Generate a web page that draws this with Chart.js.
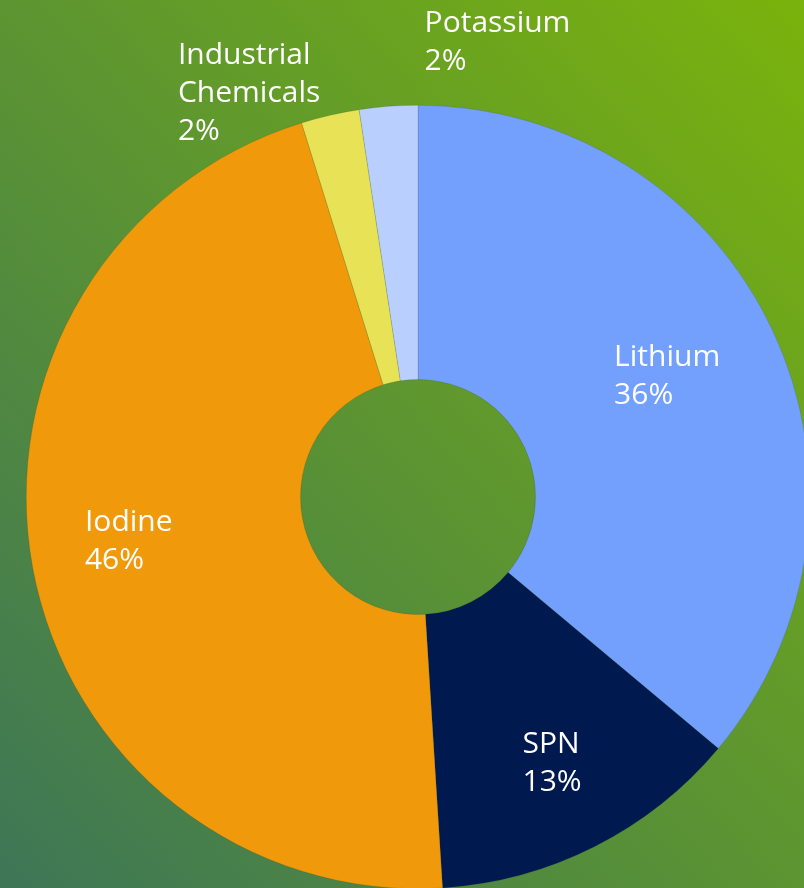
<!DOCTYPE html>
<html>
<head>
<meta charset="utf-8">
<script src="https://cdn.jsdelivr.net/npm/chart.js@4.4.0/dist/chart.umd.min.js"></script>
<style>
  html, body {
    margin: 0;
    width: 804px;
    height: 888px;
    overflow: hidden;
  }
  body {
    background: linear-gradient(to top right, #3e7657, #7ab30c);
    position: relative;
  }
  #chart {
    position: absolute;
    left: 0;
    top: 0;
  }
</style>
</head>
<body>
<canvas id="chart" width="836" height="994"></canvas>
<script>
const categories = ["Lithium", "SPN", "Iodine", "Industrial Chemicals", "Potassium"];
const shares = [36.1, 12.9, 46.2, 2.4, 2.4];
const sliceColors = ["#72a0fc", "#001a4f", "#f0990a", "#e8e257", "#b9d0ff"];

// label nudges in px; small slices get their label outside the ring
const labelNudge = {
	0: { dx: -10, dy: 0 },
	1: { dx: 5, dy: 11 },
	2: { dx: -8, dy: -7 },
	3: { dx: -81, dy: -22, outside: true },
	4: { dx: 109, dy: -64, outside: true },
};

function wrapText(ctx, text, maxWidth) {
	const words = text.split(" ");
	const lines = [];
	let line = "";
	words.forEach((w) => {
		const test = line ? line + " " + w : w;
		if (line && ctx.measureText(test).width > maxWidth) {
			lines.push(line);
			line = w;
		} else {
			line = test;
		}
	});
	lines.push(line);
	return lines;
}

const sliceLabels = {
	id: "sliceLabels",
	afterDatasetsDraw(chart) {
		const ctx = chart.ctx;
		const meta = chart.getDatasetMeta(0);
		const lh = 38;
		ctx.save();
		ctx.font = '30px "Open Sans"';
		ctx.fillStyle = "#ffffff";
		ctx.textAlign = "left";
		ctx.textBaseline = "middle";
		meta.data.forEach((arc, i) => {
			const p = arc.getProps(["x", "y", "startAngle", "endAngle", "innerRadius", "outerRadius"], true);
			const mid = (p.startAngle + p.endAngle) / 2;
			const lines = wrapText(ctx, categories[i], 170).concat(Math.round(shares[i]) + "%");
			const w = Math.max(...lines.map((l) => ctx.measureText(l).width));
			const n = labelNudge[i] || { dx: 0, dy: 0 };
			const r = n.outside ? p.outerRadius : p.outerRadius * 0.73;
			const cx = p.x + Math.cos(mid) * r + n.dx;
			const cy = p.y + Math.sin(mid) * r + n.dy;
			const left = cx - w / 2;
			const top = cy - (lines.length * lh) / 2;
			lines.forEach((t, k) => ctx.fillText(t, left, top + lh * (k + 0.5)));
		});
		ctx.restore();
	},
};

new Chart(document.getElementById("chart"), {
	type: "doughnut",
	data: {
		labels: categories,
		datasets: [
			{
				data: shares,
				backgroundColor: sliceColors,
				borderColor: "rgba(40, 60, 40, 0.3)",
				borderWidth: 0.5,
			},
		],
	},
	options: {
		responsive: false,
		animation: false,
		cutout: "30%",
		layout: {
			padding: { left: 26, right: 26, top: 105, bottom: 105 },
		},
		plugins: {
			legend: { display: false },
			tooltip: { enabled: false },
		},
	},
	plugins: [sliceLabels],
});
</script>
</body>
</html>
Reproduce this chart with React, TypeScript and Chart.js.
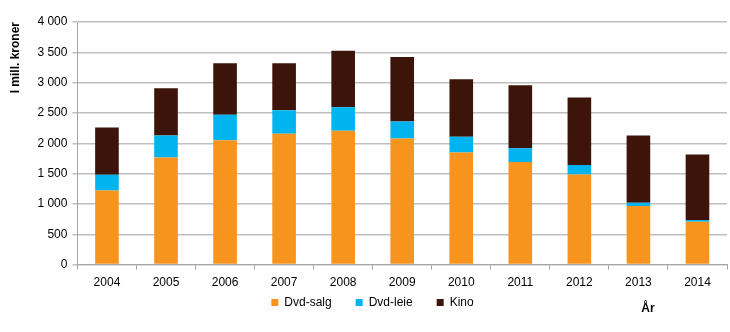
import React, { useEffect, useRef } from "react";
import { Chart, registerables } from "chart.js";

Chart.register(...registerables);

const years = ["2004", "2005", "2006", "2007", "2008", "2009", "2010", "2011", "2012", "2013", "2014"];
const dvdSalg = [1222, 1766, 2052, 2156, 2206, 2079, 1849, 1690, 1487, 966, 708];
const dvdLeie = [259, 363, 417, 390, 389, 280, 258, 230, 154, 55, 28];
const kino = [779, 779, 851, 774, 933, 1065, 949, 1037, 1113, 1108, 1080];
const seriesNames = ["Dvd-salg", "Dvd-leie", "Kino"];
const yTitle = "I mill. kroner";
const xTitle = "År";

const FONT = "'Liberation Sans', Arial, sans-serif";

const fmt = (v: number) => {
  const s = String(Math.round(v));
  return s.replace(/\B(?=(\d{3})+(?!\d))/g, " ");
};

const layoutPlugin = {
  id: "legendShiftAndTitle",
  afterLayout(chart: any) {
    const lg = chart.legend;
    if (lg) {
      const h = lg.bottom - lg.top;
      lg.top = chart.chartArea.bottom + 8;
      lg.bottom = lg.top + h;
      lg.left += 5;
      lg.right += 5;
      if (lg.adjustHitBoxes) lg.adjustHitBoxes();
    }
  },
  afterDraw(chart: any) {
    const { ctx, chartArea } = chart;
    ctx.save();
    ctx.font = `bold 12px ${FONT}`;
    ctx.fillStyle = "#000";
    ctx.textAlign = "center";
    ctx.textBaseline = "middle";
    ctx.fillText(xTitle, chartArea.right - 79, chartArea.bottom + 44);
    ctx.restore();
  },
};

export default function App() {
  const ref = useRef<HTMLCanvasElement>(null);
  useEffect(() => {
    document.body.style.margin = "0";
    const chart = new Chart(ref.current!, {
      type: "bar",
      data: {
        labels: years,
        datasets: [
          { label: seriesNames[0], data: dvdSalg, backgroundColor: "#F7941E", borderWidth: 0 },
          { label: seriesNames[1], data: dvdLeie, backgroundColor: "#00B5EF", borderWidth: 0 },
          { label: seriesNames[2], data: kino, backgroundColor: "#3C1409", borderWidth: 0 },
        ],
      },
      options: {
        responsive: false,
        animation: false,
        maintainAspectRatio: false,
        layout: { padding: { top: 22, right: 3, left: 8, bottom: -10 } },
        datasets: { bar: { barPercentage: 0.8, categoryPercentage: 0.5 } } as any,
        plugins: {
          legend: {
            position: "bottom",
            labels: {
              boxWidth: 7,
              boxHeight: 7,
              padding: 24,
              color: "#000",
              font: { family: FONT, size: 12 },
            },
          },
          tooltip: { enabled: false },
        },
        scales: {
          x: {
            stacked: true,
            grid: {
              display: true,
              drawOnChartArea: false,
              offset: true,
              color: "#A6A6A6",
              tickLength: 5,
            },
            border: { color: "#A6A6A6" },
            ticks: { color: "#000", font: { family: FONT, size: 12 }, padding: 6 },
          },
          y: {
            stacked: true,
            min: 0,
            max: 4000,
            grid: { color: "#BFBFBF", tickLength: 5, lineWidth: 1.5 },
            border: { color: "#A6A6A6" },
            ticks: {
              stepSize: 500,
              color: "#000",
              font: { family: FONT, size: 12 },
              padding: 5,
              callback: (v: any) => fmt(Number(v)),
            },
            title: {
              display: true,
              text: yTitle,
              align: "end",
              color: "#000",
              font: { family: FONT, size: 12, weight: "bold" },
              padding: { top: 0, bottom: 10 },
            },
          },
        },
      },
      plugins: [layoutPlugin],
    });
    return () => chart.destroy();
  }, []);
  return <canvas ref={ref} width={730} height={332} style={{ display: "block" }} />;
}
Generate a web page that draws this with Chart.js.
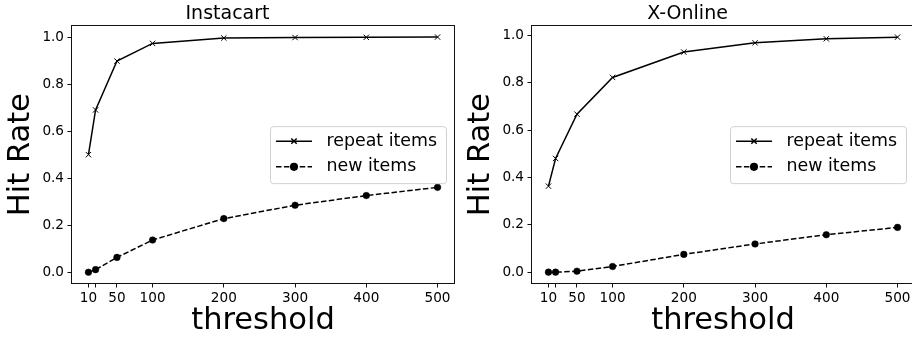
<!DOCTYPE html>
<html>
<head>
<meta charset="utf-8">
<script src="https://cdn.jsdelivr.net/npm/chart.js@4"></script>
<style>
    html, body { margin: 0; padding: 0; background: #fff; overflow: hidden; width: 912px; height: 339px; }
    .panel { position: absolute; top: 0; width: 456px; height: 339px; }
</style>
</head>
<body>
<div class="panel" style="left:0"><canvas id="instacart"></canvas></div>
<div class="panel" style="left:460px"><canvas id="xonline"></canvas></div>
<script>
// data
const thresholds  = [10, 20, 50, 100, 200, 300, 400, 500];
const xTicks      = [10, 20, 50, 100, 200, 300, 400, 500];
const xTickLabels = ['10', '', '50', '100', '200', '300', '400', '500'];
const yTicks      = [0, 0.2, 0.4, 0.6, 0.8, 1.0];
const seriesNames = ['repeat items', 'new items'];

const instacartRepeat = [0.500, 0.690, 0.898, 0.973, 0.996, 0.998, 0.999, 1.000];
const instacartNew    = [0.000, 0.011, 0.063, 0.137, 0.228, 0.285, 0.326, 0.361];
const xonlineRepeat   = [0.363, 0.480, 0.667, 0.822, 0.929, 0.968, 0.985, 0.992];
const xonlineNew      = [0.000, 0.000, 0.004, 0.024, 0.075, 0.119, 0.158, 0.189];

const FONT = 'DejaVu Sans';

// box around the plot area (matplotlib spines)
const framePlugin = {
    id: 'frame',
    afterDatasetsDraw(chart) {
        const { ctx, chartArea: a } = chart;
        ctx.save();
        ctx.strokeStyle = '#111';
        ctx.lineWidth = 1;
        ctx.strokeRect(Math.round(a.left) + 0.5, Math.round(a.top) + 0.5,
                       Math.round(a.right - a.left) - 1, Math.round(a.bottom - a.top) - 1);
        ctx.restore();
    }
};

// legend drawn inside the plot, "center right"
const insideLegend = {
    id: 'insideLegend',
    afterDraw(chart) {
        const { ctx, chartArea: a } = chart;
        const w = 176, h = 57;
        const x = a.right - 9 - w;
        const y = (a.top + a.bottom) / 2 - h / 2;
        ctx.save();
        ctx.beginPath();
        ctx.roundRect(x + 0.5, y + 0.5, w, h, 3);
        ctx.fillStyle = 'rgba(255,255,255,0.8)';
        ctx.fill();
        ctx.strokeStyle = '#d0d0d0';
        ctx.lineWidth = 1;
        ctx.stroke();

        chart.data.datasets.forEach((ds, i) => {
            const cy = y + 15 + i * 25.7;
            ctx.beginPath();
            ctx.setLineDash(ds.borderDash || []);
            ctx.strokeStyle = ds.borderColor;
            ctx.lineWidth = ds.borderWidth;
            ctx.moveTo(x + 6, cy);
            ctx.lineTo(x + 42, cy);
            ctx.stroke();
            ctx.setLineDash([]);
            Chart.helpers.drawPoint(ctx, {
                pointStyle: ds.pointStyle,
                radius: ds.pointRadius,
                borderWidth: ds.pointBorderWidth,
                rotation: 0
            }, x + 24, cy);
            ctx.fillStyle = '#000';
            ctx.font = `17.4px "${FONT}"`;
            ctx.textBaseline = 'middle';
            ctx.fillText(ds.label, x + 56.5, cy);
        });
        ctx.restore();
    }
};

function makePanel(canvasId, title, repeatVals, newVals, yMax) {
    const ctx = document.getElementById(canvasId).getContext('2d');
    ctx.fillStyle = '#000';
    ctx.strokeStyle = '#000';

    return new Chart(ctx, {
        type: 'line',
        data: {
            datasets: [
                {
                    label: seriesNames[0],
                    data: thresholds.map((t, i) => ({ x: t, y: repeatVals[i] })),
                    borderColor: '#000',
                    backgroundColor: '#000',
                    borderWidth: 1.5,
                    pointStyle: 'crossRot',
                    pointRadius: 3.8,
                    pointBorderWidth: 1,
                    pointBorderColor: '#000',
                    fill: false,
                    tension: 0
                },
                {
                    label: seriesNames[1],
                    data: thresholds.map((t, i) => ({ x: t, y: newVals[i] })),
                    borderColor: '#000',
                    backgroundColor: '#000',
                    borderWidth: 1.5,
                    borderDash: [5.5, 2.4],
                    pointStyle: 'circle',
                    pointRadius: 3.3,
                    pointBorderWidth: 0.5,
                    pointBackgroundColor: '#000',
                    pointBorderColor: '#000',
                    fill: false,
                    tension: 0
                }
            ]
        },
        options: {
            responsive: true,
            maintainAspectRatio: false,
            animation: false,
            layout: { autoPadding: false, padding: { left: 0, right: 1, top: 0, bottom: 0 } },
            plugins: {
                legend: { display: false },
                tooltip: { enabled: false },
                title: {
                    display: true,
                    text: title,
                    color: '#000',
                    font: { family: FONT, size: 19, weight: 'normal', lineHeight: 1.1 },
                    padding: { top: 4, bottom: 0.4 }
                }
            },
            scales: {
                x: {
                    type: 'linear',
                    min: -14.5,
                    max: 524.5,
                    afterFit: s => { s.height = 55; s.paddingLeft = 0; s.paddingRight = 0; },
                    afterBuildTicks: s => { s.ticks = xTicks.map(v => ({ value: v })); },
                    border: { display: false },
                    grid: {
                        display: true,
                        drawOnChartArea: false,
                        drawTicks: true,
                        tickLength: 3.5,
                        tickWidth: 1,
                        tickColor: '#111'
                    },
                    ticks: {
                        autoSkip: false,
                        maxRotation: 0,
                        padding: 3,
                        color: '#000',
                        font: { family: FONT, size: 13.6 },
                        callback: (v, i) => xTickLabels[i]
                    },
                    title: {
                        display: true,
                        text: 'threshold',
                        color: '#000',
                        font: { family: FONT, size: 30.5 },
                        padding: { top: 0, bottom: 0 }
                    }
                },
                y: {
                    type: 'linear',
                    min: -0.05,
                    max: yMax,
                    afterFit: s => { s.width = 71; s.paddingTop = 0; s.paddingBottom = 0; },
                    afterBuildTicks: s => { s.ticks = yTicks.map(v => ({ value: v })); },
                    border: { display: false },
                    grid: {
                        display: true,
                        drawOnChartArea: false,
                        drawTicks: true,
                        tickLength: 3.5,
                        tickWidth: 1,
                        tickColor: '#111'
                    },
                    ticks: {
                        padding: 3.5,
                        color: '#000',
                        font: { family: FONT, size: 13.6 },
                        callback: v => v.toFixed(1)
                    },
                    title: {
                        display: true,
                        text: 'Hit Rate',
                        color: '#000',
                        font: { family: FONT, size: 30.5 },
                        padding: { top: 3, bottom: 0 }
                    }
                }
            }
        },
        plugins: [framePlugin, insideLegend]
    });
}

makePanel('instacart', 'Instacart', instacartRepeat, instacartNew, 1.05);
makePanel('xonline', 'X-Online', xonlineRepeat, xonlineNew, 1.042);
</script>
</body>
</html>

» TASK DETAILS
Scan the records above and report how many lines include the word "React", without any other text.

» RESULT OF THIS TASK
2